[Entries with chart source code]
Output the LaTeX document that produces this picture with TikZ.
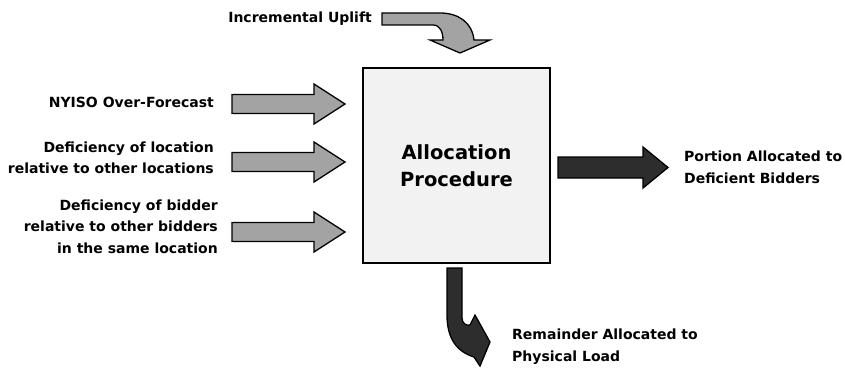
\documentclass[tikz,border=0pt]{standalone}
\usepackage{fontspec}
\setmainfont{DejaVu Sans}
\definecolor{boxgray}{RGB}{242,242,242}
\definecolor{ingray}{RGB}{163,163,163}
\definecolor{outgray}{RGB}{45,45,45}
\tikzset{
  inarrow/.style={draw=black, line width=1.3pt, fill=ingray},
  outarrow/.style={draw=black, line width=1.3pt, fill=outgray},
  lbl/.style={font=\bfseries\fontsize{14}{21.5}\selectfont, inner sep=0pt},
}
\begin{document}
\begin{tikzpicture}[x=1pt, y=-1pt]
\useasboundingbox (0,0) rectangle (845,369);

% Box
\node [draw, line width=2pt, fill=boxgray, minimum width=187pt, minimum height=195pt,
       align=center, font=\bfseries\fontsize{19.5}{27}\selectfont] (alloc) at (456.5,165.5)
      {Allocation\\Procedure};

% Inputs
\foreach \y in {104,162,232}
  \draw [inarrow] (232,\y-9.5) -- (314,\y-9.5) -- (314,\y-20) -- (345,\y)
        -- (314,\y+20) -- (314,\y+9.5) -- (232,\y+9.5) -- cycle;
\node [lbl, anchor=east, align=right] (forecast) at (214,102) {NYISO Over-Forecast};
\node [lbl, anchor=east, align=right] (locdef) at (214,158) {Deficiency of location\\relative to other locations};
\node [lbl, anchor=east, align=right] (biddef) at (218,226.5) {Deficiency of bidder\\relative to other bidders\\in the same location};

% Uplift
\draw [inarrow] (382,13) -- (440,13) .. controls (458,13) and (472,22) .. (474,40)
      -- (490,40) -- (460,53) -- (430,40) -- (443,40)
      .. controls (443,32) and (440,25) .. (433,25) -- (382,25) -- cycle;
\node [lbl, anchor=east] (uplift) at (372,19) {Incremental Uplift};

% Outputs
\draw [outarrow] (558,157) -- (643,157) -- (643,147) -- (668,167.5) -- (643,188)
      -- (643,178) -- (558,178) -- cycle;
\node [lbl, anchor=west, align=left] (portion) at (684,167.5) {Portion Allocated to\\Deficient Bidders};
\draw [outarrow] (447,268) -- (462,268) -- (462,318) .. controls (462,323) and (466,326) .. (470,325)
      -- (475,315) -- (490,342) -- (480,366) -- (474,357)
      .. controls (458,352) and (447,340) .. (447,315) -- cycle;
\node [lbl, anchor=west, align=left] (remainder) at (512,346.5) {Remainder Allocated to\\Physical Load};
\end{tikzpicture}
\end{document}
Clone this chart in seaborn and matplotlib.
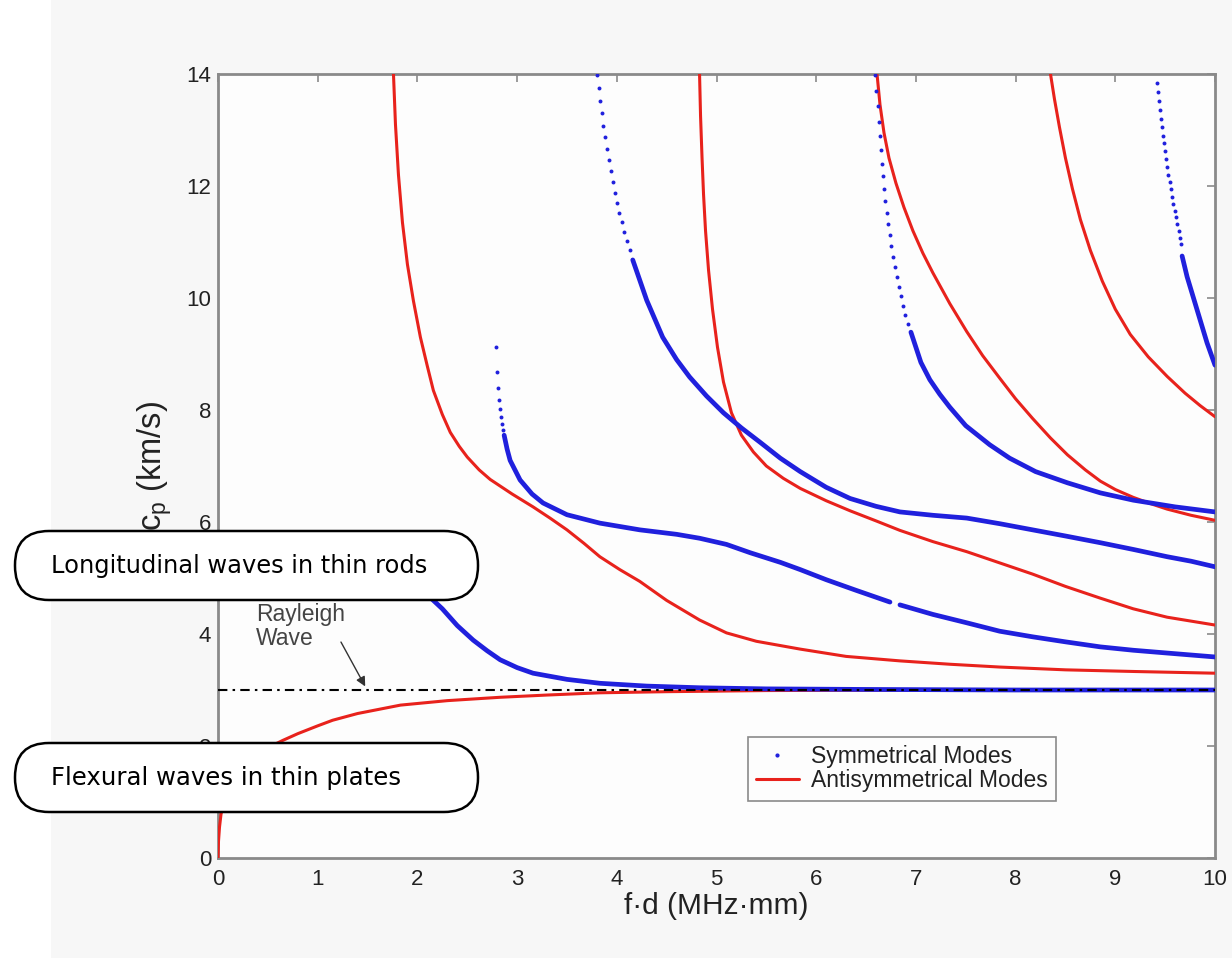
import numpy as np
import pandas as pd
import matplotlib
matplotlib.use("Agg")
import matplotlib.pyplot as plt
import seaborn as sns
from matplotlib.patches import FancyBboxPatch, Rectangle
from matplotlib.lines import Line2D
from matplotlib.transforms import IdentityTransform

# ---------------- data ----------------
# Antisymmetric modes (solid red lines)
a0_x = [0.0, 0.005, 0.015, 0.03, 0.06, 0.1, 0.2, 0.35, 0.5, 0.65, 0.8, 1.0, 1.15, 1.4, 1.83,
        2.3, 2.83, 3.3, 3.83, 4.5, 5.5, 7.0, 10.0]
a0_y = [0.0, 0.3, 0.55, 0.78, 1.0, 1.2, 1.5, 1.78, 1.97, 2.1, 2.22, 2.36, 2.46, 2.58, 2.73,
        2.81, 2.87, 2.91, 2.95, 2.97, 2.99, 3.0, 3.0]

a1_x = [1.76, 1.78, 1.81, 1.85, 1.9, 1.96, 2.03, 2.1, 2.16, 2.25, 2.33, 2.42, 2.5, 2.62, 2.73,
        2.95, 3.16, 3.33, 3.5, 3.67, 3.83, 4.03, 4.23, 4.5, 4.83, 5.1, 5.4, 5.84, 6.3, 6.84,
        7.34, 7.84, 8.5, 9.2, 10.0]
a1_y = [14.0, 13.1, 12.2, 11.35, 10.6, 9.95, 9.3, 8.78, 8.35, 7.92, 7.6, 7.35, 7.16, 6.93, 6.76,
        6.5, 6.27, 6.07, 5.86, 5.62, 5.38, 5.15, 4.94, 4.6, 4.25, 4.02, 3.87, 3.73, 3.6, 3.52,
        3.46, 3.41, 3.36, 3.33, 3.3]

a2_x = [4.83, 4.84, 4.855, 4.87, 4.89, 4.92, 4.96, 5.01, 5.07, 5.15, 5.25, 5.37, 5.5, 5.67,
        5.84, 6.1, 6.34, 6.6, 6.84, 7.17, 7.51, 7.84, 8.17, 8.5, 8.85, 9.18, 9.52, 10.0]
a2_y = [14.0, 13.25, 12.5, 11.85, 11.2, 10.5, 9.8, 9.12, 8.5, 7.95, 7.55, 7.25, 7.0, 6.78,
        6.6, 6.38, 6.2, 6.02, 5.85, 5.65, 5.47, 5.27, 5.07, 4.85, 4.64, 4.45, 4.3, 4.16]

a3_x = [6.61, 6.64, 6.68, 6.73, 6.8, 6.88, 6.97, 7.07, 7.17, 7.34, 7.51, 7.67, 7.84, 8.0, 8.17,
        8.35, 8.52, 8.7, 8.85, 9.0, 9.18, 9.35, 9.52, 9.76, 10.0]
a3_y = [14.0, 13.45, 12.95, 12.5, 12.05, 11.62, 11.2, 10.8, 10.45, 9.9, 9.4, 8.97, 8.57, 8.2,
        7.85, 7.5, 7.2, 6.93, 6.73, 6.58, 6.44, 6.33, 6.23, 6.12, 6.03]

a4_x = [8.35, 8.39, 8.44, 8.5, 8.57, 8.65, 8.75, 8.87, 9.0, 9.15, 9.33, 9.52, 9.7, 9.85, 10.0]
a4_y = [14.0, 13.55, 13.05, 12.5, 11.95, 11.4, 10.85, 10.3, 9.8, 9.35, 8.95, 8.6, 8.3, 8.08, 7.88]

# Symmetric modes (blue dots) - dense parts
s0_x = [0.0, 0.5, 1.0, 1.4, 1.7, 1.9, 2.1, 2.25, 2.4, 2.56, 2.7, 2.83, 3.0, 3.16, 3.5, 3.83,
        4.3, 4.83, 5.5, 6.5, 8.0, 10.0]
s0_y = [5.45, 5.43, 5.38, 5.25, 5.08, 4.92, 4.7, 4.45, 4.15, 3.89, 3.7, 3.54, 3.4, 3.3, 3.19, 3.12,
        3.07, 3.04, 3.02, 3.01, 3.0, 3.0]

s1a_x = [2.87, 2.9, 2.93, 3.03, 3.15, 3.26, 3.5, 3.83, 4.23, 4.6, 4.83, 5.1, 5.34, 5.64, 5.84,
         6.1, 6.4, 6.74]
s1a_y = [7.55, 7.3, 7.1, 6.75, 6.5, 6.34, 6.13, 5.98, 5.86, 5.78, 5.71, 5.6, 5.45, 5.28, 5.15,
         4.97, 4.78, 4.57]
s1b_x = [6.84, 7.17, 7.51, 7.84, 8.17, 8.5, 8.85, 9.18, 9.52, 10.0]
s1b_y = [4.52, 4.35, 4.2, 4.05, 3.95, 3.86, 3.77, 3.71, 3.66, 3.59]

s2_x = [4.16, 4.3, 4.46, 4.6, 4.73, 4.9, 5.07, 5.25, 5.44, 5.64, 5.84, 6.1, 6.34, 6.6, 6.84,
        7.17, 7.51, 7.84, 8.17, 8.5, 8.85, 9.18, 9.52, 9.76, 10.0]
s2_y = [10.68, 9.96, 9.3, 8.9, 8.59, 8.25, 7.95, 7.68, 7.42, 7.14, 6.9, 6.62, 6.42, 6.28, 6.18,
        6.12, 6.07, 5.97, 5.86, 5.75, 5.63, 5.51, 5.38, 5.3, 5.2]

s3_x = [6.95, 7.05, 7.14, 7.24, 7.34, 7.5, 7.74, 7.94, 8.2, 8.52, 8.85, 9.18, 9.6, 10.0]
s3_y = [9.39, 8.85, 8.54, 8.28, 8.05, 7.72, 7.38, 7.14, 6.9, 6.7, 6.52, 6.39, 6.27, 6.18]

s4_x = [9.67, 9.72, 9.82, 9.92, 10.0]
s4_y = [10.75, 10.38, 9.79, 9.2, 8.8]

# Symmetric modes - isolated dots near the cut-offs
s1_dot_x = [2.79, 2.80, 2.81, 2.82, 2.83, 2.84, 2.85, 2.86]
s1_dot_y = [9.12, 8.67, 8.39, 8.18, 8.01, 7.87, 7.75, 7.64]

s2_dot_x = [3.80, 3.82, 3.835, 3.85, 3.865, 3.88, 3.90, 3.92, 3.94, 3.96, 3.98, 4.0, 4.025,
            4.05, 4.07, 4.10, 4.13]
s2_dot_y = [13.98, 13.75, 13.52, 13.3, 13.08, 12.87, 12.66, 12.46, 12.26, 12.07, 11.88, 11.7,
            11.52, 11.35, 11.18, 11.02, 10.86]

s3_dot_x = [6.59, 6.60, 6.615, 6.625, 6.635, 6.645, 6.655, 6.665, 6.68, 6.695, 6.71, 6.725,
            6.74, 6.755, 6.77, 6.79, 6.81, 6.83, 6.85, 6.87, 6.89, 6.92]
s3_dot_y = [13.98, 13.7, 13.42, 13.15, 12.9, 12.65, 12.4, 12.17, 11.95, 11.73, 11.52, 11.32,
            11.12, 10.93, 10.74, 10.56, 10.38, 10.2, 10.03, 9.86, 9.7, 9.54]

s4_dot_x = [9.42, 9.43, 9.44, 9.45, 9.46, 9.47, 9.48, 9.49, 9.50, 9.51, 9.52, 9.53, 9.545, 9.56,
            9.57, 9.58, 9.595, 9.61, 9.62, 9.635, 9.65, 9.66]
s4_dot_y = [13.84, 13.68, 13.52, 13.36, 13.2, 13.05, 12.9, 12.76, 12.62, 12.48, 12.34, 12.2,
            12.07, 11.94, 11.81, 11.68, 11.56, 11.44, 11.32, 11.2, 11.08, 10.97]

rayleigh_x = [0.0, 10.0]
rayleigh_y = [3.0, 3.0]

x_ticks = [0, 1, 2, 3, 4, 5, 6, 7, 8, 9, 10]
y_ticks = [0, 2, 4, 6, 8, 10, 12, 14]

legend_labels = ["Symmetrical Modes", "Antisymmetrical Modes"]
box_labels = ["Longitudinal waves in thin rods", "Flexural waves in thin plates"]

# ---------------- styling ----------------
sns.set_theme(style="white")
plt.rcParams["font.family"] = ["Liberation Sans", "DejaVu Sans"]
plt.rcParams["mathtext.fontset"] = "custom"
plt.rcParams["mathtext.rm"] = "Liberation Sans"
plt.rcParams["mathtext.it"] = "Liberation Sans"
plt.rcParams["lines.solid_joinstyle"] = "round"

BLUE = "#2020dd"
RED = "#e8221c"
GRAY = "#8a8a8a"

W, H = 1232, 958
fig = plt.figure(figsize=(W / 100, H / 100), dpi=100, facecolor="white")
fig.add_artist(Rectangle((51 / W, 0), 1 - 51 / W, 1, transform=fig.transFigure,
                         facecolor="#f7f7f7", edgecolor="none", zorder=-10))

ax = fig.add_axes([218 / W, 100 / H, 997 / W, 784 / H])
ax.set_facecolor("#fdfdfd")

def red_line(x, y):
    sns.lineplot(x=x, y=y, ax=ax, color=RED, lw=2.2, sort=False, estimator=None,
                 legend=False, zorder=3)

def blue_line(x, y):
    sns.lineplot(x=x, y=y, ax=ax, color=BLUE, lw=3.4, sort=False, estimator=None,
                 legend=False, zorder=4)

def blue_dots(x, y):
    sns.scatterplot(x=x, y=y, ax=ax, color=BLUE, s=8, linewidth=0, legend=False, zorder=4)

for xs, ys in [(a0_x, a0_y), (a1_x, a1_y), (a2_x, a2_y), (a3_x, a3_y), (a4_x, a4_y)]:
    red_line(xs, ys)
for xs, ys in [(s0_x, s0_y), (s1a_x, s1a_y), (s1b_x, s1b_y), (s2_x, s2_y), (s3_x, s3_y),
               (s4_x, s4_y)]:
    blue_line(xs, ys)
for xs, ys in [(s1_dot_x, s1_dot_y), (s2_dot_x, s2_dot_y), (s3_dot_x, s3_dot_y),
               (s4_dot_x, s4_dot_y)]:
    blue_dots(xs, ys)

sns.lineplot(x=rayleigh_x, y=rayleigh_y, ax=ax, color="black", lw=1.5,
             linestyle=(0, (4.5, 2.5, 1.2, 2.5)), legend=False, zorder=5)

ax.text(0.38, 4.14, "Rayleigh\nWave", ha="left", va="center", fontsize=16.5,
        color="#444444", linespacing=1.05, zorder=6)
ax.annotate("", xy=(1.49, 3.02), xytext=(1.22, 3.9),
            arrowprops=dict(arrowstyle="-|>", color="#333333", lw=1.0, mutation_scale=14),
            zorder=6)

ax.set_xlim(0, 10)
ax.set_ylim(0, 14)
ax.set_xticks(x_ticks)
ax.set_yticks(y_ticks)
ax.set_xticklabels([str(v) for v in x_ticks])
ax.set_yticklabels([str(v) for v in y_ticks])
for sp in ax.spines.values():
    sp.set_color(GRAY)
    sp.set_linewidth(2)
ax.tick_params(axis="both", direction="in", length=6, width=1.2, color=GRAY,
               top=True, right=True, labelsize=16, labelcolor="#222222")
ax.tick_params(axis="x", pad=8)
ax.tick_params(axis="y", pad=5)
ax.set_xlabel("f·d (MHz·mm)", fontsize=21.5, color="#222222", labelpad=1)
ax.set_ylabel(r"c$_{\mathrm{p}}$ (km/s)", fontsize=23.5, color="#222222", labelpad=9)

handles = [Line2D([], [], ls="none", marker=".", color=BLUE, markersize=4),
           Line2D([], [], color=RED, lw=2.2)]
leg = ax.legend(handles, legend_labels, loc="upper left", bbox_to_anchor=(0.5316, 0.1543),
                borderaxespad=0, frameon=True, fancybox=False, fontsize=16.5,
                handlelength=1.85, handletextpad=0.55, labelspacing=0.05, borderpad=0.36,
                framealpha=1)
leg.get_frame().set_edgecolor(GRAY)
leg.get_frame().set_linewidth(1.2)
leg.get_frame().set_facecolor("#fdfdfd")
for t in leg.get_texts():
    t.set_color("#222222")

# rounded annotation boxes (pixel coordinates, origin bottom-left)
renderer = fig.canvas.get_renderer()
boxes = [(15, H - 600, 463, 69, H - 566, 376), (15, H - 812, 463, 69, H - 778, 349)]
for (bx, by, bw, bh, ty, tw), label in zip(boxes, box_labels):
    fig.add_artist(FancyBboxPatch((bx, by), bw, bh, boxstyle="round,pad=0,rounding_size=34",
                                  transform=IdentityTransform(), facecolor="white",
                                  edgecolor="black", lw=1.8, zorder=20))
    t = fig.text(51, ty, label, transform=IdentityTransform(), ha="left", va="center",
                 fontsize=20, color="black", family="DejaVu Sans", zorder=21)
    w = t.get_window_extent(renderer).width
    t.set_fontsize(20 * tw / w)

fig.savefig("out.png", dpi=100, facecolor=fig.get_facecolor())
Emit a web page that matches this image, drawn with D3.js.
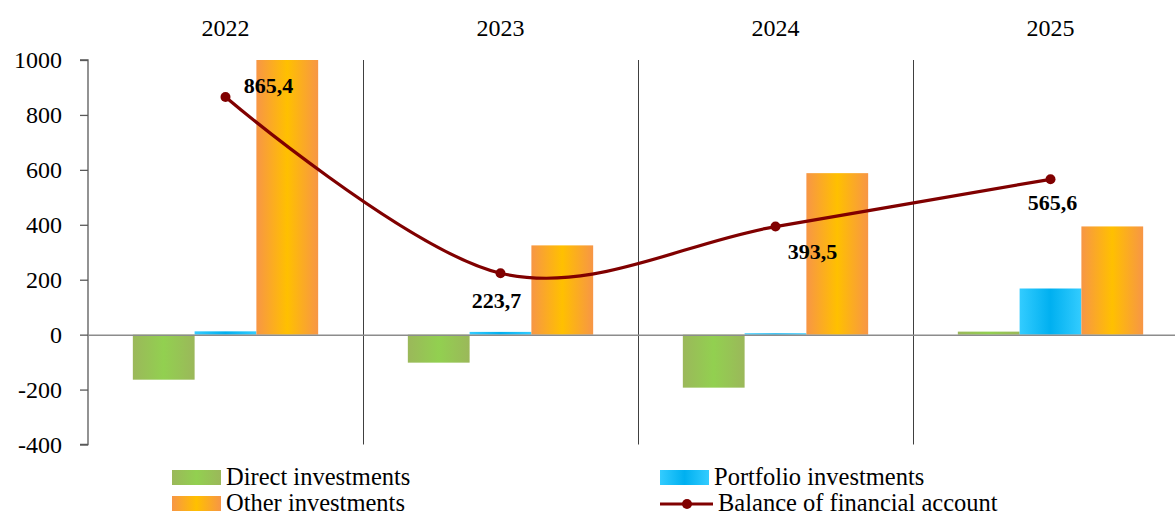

Instructions to follow:
Repeat only the lines between the start of the data and the line with "(0,0) rectangle (845,369);", including those two lines, and skip the pictures.

Answer to this task:
Output the LaTeX document that produces this picture with TikZ.
\documentclass[tikz,border=0pt]{standalone}
\usepackage{fontspec}
\setmainfont{DejaVu Sans}
\definecolor{boxgray}{RGB}{242,242,242}
\definecolor{ingray}{RGB}{163,163,163}
\definecolor{outgray}{RGB}{45,45,45}
\tikzset{
  inarrow/.style={draw=black, line width=1.3pt, fill=ingray},
  outarrow/.style={draw=black, line width=1.3pt, fill=outgray},
  lbl/.style={font=\bfseries\fontsize{14}{21.5}\selectfont, inner sep=0pt},
}
\begin{document}
\begin{tikzpicture}[x=1pt, y=-1pt]
\useasboundingbox (0,0) rectangle (845,369);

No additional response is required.